#### Your goal
Produce an exact copy of all the data below, dropping every image.

#### Recorded information
** START **
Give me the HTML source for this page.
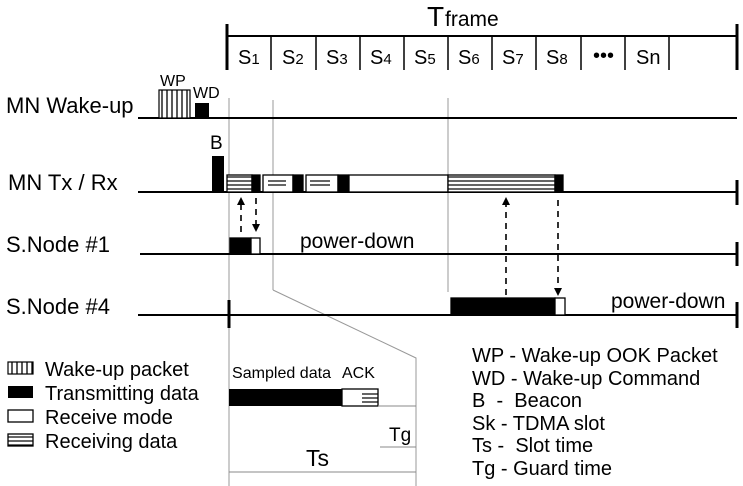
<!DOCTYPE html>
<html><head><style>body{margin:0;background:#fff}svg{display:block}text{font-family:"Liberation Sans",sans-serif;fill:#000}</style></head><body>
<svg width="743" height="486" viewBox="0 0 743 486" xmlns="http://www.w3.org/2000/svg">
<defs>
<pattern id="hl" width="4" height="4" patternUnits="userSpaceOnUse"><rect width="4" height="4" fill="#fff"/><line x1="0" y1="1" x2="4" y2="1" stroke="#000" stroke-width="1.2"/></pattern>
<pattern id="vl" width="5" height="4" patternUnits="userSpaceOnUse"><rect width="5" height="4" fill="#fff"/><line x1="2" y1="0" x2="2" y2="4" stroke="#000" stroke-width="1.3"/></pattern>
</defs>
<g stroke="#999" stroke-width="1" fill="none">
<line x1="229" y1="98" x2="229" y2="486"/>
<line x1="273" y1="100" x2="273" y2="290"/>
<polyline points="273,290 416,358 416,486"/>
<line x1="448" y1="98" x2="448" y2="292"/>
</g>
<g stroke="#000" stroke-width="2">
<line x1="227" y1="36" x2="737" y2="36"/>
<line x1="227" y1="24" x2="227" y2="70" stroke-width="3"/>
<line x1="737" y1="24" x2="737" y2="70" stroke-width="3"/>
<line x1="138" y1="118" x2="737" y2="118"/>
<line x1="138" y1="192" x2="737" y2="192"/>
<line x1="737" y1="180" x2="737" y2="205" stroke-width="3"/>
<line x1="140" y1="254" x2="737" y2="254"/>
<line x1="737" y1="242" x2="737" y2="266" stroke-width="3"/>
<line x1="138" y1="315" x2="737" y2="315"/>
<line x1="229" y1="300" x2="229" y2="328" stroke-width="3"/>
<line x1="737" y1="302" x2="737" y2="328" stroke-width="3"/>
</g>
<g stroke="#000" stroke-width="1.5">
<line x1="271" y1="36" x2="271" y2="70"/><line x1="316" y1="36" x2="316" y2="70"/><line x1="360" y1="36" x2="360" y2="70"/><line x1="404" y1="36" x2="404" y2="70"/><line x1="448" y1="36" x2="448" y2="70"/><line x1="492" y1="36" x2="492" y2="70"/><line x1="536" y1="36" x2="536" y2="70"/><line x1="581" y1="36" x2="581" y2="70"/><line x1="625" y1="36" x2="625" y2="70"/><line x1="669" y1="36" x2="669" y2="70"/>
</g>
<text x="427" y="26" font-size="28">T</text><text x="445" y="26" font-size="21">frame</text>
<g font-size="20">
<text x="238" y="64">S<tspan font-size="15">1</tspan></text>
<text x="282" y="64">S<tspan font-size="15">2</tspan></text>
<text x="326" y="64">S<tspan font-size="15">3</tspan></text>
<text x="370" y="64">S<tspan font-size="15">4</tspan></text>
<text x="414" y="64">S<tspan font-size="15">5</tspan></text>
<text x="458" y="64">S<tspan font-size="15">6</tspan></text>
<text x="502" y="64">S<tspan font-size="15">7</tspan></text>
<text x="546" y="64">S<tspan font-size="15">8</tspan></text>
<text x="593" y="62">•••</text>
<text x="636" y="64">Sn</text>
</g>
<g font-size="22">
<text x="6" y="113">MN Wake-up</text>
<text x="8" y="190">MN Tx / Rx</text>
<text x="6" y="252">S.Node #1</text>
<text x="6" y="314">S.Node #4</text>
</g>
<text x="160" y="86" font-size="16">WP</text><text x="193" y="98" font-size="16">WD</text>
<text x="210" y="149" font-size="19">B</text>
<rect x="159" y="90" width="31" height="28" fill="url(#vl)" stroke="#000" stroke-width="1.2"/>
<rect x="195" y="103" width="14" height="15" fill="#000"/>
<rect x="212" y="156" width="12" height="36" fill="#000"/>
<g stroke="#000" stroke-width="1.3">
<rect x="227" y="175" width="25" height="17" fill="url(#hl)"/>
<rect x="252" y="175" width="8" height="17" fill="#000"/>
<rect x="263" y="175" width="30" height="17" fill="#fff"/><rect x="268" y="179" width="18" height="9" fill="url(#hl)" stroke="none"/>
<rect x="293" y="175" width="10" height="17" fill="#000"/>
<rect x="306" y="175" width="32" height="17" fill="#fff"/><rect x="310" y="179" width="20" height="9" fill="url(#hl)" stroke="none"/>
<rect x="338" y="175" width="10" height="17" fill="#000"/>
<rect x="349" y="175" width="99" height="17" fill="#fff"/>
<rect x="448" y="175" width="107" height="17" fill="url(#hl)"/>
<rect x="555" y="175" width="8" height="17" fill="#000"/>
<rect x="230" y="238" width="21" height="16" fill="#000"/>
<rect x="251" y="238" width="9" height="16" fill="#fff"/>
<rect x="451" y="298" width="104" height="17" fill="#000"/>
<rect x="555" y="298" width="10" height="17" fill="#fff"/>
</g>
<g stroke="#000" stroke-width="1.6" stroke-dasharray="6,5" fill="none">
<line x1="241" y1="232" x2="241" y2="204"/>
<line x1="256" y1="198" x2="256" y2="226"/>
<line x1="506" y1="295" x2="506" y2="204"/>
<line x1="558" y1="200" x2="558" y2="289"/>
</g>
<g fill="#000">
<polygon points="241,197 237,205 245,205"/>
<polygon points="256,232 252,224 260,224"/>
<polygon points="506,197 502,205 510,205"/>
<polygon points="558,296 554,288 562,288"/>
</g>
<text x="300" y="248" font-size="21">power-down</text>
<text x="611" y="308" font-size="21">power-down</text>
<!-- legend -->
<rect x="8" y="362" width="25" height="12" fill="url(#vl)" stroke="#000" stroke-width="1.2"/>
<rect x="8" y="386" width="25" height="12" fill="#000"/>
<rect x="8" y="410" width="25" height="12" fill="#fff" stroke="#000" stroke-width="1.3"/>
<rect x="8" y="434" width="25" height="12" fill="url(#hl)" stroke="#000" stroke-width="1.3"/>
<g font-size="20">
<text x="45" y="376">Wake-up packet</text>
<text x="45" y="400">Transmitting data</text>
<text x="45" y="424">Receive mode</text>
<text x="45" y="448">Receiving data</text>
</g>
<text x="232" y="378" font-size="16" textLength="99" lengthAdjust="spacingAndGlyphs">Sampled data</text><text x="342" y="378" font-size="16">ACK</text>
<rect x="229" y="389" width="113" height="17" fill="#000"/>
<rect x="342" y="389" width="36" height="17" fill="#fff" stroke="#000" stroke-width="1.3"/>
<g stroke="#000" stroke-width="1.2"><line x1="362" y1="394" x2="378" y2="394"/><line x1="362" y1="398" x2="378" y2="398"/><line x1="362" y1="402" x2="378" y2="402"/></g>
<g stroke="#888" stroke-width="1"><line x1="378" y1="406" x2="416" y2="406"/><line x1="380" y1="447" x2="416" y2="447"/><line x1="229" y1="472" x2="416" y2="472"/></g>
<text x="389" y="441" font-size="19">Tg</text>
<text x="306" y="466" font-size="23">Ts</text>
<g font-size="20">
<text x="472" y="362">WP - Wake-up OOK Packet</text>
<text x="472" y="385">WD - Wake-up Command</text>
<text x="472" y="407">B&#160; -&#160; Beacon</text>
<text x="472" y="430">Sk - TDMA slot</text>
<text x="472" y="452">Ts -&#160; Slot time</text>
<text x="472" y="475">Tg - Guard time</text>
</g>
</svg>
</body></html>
** END **
#### Correct output
Give me the HTML source for this page.
<!DOCTYPE html>
<html><head><style>body{margin:0;background:#fff}svg{display:block}text{font-family:"Liberation Sans",sans-serif;fill:#000}</style></head><body>
<svg width="743" height="486" viewBox="0 0 743 486" xmlns="http://www.w3.org/2000/svg">
<defs>
<pattern id="hl" width="4" height="4" patternUnits="userSpaceOnUse"><rect width="4" height="4" fill="#fff"/><line x1="0" y1="1" x2="4" y2="1" stroke="#000" stroke-width="1.2"/></pattern>
<pattern id="vl" width="5" height="4" patternUnits="userSpaceOnUse"><rect width="5" height="4" fill="#fff"/><line x1="2" y1="0" x2="2" y2="4" stroke="#000" stroke-width="1.3"/></pattern>
</defs>
<g stroke="#999" stroke-width="1" fill="none">
<line x1="229" y1="98" x2="229" y2="486"/>
<line x1="273" y1="100" x2="273" y2="290"/>
<polyline points="273,290 416,358 416,486"/>
<line x1="448" y1="98" x2="448" y2="292"/>
</g>
<g stroke="#000" stroke-width="2">
<line x1="227" y1="36" x2="737" y2="36"/>
<line x1="227" y1="24" x2="227" y2="70" stroke-width="3"/>
<line x1="737" y1="24" x2="737" y2="70" stroke-width="3"/>
<line x1="138" y1="118" x2="737" y2="118"/>
<line x1="138" y1="192" x2="737" y2="192"/>
<line x1="737" y1="180" x2="737" y2="205" stroke-width="3"/>
<line x1="140" y1="254" x2="737" y2="254"/>
<line x1="737" y1="242" x2="737" y2="266" stroke-width="3"/>
<line x1="138" y1="315" x2="737" y2="315"/>
<line x1="229" y1="300" x2="229" y2="328" stroke-width="3"/>
<line x1="737" y1="302" x2="737" y2="328" stroke-width="3"/>
</g>
<g stroke="#000" stroke-width="1.5">
<line x1="271" y1="36" x2="271" y2="70"/><line x1="316" y1="36" x2="316" y2="70"/><line x1="360" y1="36" x2="360" y2="70"/><line x1="404" y1="36" x2="404" y2="70"/><line x1="448" y1="36" x2="448" y2="70"/><line x1="492" y1="36" x2="492" y2="70"/><line x1="536" y1="36" x2="536" y2="70"/><line x1="581" y1="36" x2="581" y2="70"/><line x1="625" y1="36" x2="625" y2="70"/><line x1="669" y1="36" x2="669" y2="70"/>
</g>
<text x="427" y="26" font-size="28">T</text><text x="445" y="26" font-size="21">frame</text>
<g font-size="20">
<text x="238" y="64">S<tspan font-size="15">1</tspan></text>
<text x="282" y="64">S<tspan font-size="15">2</tspan></text>
<text x="326" y="64">S<tspan font-size="15">3</tspan></text>
<text x="370" y="64">S<tspan font-size="15">4</tspan></text>
<text x="414" y="64">S<tspan font-size="15">5</tspan></text>
<text x="458" y="64">S<tspan font-size="15">6</tspan></text>
<text x="502" y="64">S<tspan font-size="15">7</tspan></text>
<text x="546" y="64">S<tspan font-size="15">8</tspan></text>
<text x="593" y="62">•••</text>
<text x="636" y="64">Sn</text>
</g>
<g font-size="22">
<text x="6" y="113">MN Wake-up</text>
<text x="8" y="190">MN Tx / Rx</text>
<text x="6" y="252">S.Node #1</text>
<text x="6" y="314">S.Node #4</text>
</g>
<text x="160" y="86" font-size="16">WP</text><text x="193" y="98" font-size="16">WD</text>
<text x="210" y="149" font-size="19">B</text>
<rect x="159" y="90" width="31" height="28" fill="url(#vl)" stroke="#000" stroke-width="1.2"/>
<rect x="195" y="103" width="14" height="15" fill="#000"/>
<rect x="212" y="156" width="12" height="36" fill="#000"/>
<g stroke="#000" stroke-width="1.3">
<rect x="227" y="175" width="25" height="17" fill="url(#hl)"/>
<rect x="252" y="175" width="8" height="17" fill="#000"/>
<rect x="263" y="175" width="30" height="17" fill="#fff"/><rect x="268" y="179" width="18" height="9" fill="url(#hl)" stroke="none"/>
<rect x="293" y="175" width="10" height="17" fill="#000"/>
<rect x="306" y="175" width="32" height="17" fill="#fff"/><rect x="310" y="179" width="20" height="9" fill="url(#hl)" stroke="none"/>
<rect x="338" y="175" width="10" height="17" fill="#000"/>
<rect x="349" y="175" width="99" height="17" fill="#fff"/>
<rect x="448" y="175" width="107" height="17" fill="url(#hl)"/>
<rect x="555" y="175" width="8" height="17" fill="#000"/>
<rect x="230" y="238" width="21" height="16" fill="#000"/>
<rect x="251" y="238" width="9" height="16" fill="#fff"/>
<rect x="451" y="298" width="104" height="17" fill="#000"/>
<rect x="555" y="298" width="10" height="17" fill="#fff"/>
</g>
<g stroke="#000" stroke-width="1.6" stroke-dasharray="6,5" fill="none">
<line x1="241" y1="232" x2="241" y2="204"/>
<line x1="256" y1="198" x2="256" y2="226"/>
<line x1="506" y1="295" x2="506" y2="204"/>
<line x1="558" y1="200" x2="558" y2="289"/>
</g>
<g fill="#000">
<polygon points="241,197 237,205 245,205"/>
<polygon points="256,232 252,224 260,224"/>
<polygon points="506,197 502,205 510,205"/>
<polygon points="558,296 554,288 562,288"/>
</g>
<text x="300" y="248" font-size="21">power-down</text>
<text x="611" y="308" font-size="21">power-down</text>
<!-- legend -->
<rect x="8" y="362" width="25" height="12" fill="url(#vl)" stroke="#000" stroke-width="1.2"/>
<rect x="8" y="386" width="25" height="12" fill="#000"/>
<rect x="8" y="410" width="25" height="12" fill="#fff" stroke="#000" stroke-width="1.3"/>
<rect x="8" y="434" width="25" height="12" fill="url(#hl)" stroke="#000" stroke-width="1.3"/>
<g font-size="20">
<text x="45" y="376">Wake-up packet</text>
<text x="45" y="400">Transmitting data</text>
<text x="45" y="424">Receive mode</text>
<text x="45" y="448">Receiving data</text>
</g>
<text x="232" y="378" font-size="16" textLength="99" lengthAdjust="spacingAndGlyphs">Sampled data</text><text x="342" y="378" font-size="16">ACK</text>
<rect x="229" y="389" width="113" height="17" fill="#000"/>
<rect x="342" y="389" width="36" height="17" fill="#fff" stroke="#000" stroke-width="1.3"/>
<g stroke="#000" stroke-width="1.2"><line x1="362" y1="394" x2="378" y2="394"/><line x1="362" y1="398" x2="378" y2="398"/><line x1="362" y1="402" x2="378" y2="402"/></g>
<g stroke="#888" stroke-width="1"><line x1="378" y1="406" x2="416" y2="406"/><line x1="380" y1="447" x2="416" y2="447"/><line x1="229" y1="472" x2="416" y2="472"/></g>
<text x="389" y="441" font-size="19">Tg</text>
<text x="306" y="466" font-size="23">Ts</text>
<g font-size="20">
<text x="472" y="362">WP - Wake-up OOK Packet</text>
<text x="472" y="385">WD - Wake-up Command</text>
<text x="472" y="407">B&#160; -&#160; Beacon</text>
<text x="472" y="430">Sk - TDMA slot</text>
<text x="472" y="452">Ts -&#160; Slot time</text>
<text x="472" y="475">Tg - Guard time</text>
</g>
</svg>
</body></html>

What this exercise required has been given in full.